In June 1912, Soriano was elected governor of the province of Cavite at the age of 26. He was then re-elected in 1916. He was elected senator from the 5th District in 1919. He was the chairman of the committee on the Manila Railroad, chairman of the special committee on distribution of public work funds, and a member of the Senate committee on Agricultural and Natural Resources. He is also a member of a special committee appointed to investigate the alleged "land trust" in the Philippines. He lost his re-election bid in 1925 to former Interior Secretary Jose P. Laurel.

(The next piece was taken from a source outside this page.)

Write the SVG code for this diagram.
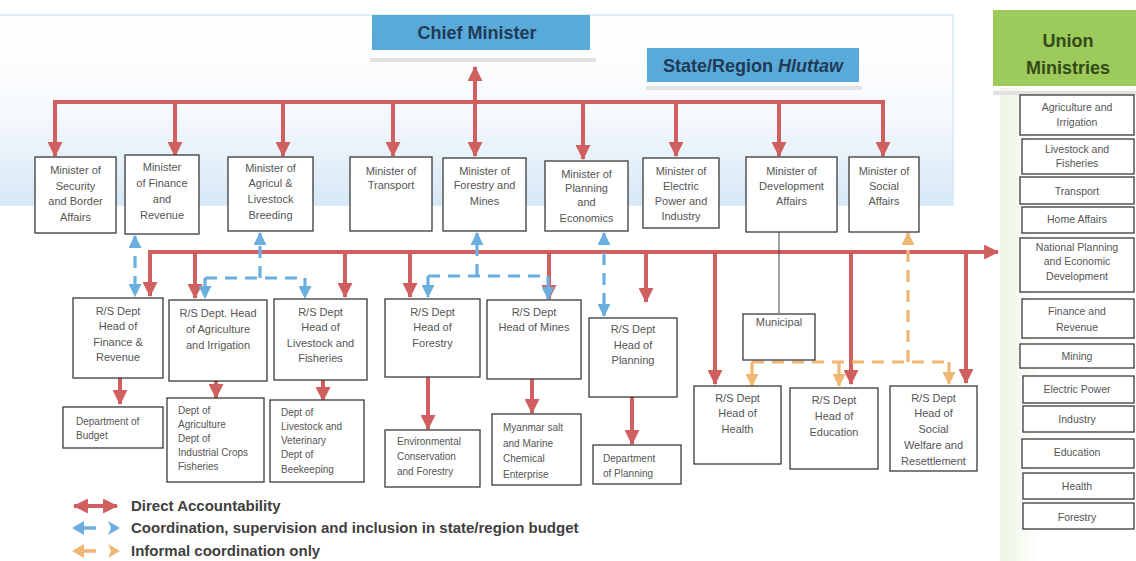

He was appointed member of the Philippine Independence Mission, and upon arriving in the United States, was made Chairman of a committee to investigate the Philippine Press Bureau in Washington, D.C. and recommended its continuance.

On August 15, 1925, Soriano was elected as a representative of the at-large district of Cavite through a special election. He filled the vacancy created by the death of representative Augusto Reyes on July 3, days before the opening of the 7th Philippine Legislature. He was then re-elected to a fresh full term in 1928.

==Death==
Soriano died in office on June 15, 1929.

==Personal life==
On December 5, 1907, Soriano married Gerarda Aquino but was widowed on July 12, 1914. He then remarried with Maximina Salud. He had 11 children.

==Legacy==
The Antero Soriano Highway, the road on the northwestern coast of Cavite, was named after him in accordance with Republic Act 5782 enacted on July 21, 1969.